Tomorrow the marauding mites descend upon the Showground to flex their mighty muscles and enjoy a day of sport in a sporting spectacular unlike anything else in the Southern Hemisphere.
The annual Touch/Netball Carnival is here again, attracting some 4000 kids plus parents and teachers to this fabulous day.
The logistics of putting this day on is a marvel, and I dips my lid to the organizing committee who bring this all together.
Four thousand kids playing sport for the sake of sport with winning not an important consideration – fabulous.
When is a library more than a library?
Pop into the Boorowa Library and you’ll find it’s much more than books and borrowing.
The library has a monthly calendar that includes knitting, colouring, drawing, cooking, sewing, kids’ Puggle Time and the Readers and Writers Groups meet there monthly.
The library does have books, CD’s and magazines, plus internet access.
A great service for Boorowa and district.
At times the library provides special presentations and exhibits such as the World War 1 box 1 exhibit on display from Wednesday October 25 until Thursday November 2.
This exhibit is all about Australia’s involvement in WW1, the box being filled with real and replica uniforms, equipment and artifacts from that war.
It explores the Anzac experience and touches on the contribution of sailors, airmen, nurses and those at home during this defining period in our nation’s history.

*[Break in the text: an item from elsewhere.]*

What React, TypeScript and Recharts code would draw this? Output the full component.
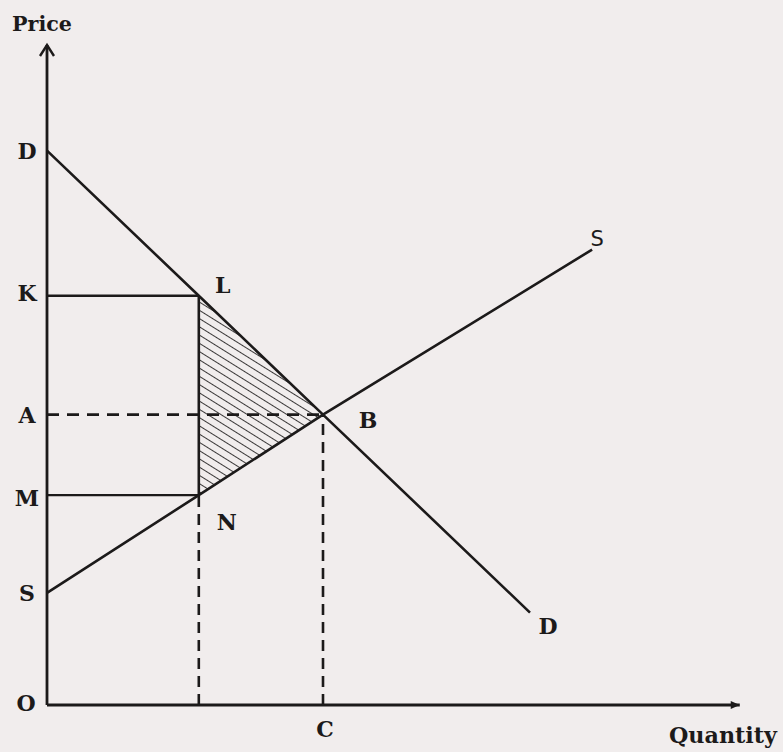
import { ComposedChart, Line, Area, XAxis, YAxis, ReferenceLine, ReferenceDot } from 'recharts';

const quantities = [0, 22, 40, 70, 79];
const demandPrices = [84, 62, 44, 14, null];
const supplyPrices = [17, 31.8, 44, null, 69];
// hatched triangle L-N-B: [low, high] at each quantity
const surplusLow = [null, 31.8, 44, null, null];
const surplusHigh = [null, 62, 44, null, null];

const quotaQty = 22;
const eqQty = 40;
const priceK = 62;
const priceA = 44;
const priceM = 31.8;

const labels = [
  { text: 'Price', q: 0, p: 100, dx: -5, dy: -22, sans: false, fit: 60, size: 21 },
  { text: 'D', q: 0, p: 84, dx: -20, dy: 0, sans: false, fit: 0, size: 22 },
  { text: 'K', q: 0, p: priceK, dx: -20, dy: -3, sans: false, fit: 0, size: 22 },
  { text: 'A', q: 0, p: priceA, dx: -20, dy: 0, sans: false, fit: 0, size: 22 },
  { text: 'M', q: 0, p: priceM, dx: -20, dy: 3, sans: false, fit: 0, size: 22 },
  { text: 'S', q: 0, p: 17, dx: -20, dy: 0, sans: false, fit: 0, size: 22 },
  { text: 'O', q: 0, p: 0, dx: -21, dy: -2, sans: false, fit: 0, size: 22 },
  { text: 'L', q: quotaQty, p: priceK, dx: 24, dy: -11, sans: false, fit: 0, size: 22 },
  { text: 'N', q: quotaQty, p: priceM, dx: 28, dy: 27, sans: false, fit: 0, size: 22 },
  { text: 'B', q: eqQty, p: priceA, dx: 45, dy: 5, sans: false, fit: 0, size: 22 },
  { text: 'C', q: eqQty, p: 0, dx: 2, dy: 24, sans: false, fit: 0, size: 22 },
  { text: 'D', q: 70, p: 14, dx: 18, dy: 13, sans: false, fit: 0, size: 22 },
  { text: 'S', q: 79, p: 69, dx: 5, dy: -11, sans: true, fit: 0, size: 21 },
  { text: 'Quantity', q: 100, p: 0, dx: -14, dy: 30, sans: false, fit: 108, size: 22 },
];

const ink = '#1c1a1a';

const chartData = quantities.map((q, i) => ({
  q,
  demand: demandPrices[i],
  supply: supplyPrices[i],
  band: surplusLow[i] == null ? null : [surplusLow[i], surplusHigh[i]],
}));

const YArrow = (props: any) => {
  const { x1, y1, y2 } = props;
  const top = Math.min(y1, y2);
  const bottom = Math.max(y1, y2);
  return (
    <g>
      <line x1={x1} y1={bottom} x2={x1} y2={top} stroke={ink} strokeWidth={2.8} />
      <path d={`M${x1 - 7},${top + 11} L${x1},${top} L${x1 + 7},${top + 11}`} fill="none" stroke={ink} strokeWidth={2.4} />
    </g>
  );
};

const XArrow = (props: any) => {
  const { x1, y1, x2 } = props;
  const right = Math.max(x1, x2);
  return (
    <g>
      <line x1={Math.min(x1, x2)} y1={y1} x2={right} y2={y1} stroke={ink} strokeWidth={2.8} />
      <path d={`M${right - 9},${y1 - 4} L${right},${y1} L${right - 9},${y1 + 4} Z`} fill={ink} />
    </g>
  );
};

const makeLabel = (text: string, dx: number, dy: number, sans: boolean, fit: number, size: number) => (props: any) => (
  <text
    x={props.cx + dx}
    y={props.cy + dy}
    textAnchor="middle"
    dominantBaseline="central"
    fontFamily={sans ? 'DejaVu Sans' : 'DejaVu Serif'}
    fontWeight={sans ? 'normal' : 'bold'}
    fontSize={size}
    fill={ink}
    {...(fit ? { textLength: fit, lengthAdjust: 'spacingAndGlyphs' } : {})}
  >
    {text}
  </text>
);

export default function App() {
  return (
    <div style={{ position: 'absolute', left: 0, top: 0, width: 783, height: 752, background: '#f1eded' }}>
      <ComposedChart
        width={783}
        height={752}
        data={chartData}
        margin={{ top: 45, right: 46, bottom: 47, left: 47 }}
      >
        <defs>
          <pattern id="hatch" patternUnits="userSpaceOnUse" width="7" height="7" patternTransform="rotate(32)">
            <line x1="0" y1="3.5" x2="7" y2="3.5" stroke="#3a3838" strokeWidth={1} />
          </pattern>
        </defs>
        <XAxis type="number" dataKey="q" domain={[0, 100]} hide />
        <YAxis type="number" domain={[0, 100]} hide />

        <Area
          dataKey="band"
          type="linear"
          fill="url(#hatch)"
          fillOpacity={1}
          stroke="none"
          isAnimationActive={false}
        />

        {/* axes */}
        <ReferenceLine segment={[{ x: 0, y: 0 }, { x: 0, y: 100 }]} shape={YArrow} ifOverflow="visible" />
        <ReferenceLine segment={[{ x: 0, y: 0 }, { x: 100.4, y: 0 }]} shape={XArrow} ifOverflow="visible" />

        {/* guide lines */}
        <ReferenceLine segment={[{ x: 0, y: priceK }, { x: quotaQty, y: priceK }]} stroke={ink} strokeWidth={2.4} />
        <ReferenceLine segment={[{ x: 0, y: priceM }, { x: quotaQty, y: priceM }]} stroke={ink} strokeWidth={2.4} />
        <ReferenceLine segment={[{ x: quotaQty, y: priceM }, { x: quotaQty, y: priceK }]} stroke={ink} strokeWidth={2.6} />
        <ReferenceLine segment={[{ x: quotaQty, y: 0 }, { x: quotaQty, y: priceM }]} stroke={ink} strokeWidth={2.6} strokeDasharray="11 7" />
        <ReferenceLine segment={[{ x: 0, y: priceA }, { x: eqQty, y: priceA }]} stroke={ink} strokeWidth={2.6} strokeDasharray="12 8" />
        <ReferenceLine segment={[{ x: eqQty, y: 0 }, { x: eqQty, y: priceA }]} stroke={ink} strokeWidth={2.6} strokeDasharray="11 7" />

        <Line dataKey="demand" type="linear" stroke={ink} strokeWidth={2.6} dot={false} connectNulls isAnimationActive={false} />
        <Line dataKey="supply" type="linear" stroke={ink} strokeWidth={2.6} dot={false} connectNulls isAnimationActive={false} />

        {labels.map((l, i) => (
          <ReferenceDot
            key={i}
            x={l.q}
            y={l.p}
            r={0}
            ifOverflow="visible"
            shape={makeLabel(l.text, l.dx, l.dy, l.sans, l.fit, l.size)}
          />
        ))}
      </ComposedChart>
    </div>
  );
}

There you are, another reason to visit Boorowa’s fabulous library – the library with a view.
A 16yo boy comes home with a Porsche and his parents scream, “Where did you get that car?”
“I bought it,” the boy replied.
“Do you know what a Porsche costs?”
“This one cost me $15.00.”
The parents begin to yell even louder, “Who could sell a car like that for $15.00?”

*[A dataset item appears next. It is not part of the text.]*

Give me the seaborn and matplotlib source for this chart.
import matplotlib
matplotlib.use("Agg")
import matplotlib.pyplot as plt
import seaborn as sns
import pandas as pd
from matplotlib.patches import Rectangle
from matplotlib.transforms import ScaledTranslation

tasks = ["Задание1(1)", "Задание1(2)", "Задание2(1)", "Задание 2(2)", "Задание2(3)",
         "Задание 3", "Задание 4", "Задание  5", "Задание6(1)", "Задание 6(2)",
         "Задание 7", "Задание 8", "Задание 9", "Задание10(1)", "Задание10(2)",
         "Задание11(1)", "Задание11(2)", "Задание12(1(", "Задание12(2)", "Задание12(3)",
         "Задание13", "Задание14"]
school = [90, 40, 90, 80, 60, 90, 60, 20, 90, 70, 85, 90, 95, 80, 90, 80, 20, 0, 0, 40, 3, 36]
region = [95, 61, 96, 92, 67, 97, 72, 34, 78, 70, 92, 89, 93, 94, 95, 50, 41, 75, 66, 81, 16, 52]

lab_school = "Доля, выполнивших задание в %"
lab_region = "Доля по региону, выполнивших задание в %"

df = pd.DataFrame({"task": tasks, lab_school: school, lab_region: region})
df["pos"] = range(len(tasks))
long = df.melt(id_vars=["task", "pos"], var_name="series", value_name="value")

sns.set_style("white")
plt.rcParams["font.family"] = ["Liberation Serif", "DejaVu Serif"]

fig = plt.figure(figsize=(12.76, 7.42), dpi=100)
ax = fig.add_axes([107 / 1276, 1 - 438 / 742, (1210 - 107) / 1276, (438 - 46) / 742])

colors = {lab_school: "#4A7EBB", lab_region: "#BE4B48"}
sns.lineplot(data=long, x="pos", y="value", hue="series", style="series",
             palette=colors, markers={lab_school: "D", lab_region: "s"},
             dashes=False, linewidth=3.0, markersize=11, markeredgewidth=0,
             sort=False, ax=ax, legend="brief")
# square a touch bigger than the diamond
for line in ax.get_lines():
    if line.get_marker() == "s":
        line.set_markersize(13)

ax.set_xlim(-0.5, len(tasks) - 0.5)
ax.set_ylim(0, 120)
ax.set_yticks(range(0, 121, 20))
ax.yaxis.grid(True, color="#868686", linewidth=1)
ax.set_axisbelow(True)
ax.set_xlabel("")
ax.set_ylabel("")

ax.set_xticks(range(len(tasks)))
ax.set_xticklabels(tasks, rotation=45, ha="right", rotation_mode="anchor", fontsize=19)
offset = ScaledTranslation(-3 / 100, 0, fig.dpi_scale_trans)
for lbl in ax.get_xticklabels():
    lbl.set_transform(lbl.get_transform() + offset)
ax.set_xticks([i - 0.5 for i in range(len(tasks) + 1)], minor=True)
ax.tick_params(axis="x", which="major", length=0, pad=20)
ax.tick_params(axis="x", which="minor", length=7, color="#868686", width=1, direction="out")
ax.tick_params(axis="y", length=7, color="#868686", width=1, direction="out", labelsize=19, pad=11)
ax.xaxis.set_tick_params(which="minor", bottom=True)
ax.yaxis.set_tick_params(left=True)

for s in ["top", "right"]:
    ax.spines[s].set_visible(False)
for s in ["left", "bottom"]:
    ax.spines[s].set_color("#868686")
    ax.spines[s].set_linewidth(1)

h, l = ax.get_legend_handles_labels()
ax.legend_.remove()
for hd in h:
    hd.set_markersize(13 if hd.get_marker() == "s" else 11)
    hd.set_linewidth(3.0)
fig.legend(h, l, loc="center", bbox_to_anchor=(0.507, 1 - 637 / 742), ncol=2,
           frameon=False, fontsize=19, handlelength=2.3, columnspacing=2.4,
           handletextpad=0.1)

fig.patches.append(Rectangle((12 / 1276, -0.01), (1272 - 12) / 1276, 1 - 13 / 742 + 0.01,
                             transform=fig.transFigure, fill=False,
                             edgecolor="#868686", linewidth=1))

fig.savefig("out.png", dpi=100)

The boy told them it was the lady up the street who’d just moved in, he’d been riding past and she asked him if he wanted to buy a Porsche for $15.00.

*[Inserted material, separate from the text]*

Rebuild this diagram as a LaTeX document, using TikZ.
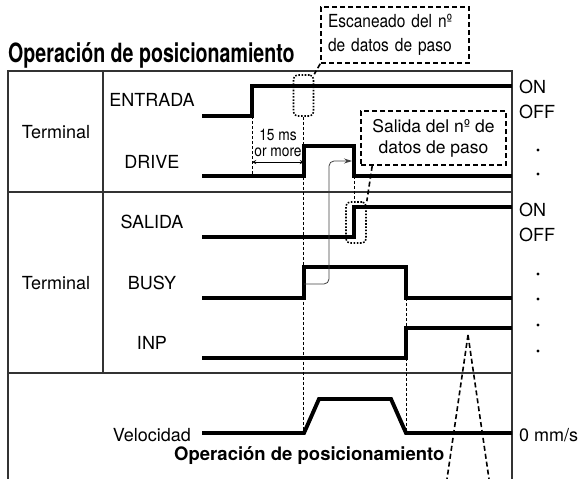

The parents were by now really alarmed, thinking the women could be a child molester or worse.
The father stormed out to sort this out.
The father found the lady tending to the flowers in her garden, he introduced himself as the boy’s father and demanded to know how she could possibly sell a Porsche for $15.00.
“Well,” she said, “I got a phone call from my husband, I thought he was on a business trip, but had learned from a friend he has run off to Hawaii with his secretary.”
“Apparently she stole his money and stranded him there. He called me without a dollar to his name and asked me to sell his Porsche and send him the money, so, that’s exactly what I’ve done.
Many people can’t understand why there is a shortage of oil in Australia.
It seems no one has bothered to check the oil levels.
The reason why we didn’t know we were getting low is more than purely geographic with our oil being located in Bass Strait, East Queensland Shale Fields, Canning Basin, Perth Basin and North-West Continental Shelf.
The DIPSTICKS are in Canberra.
I’ll leave you with this thought:
“’Do not touch’ must be one of the scariest things to read in Braille.”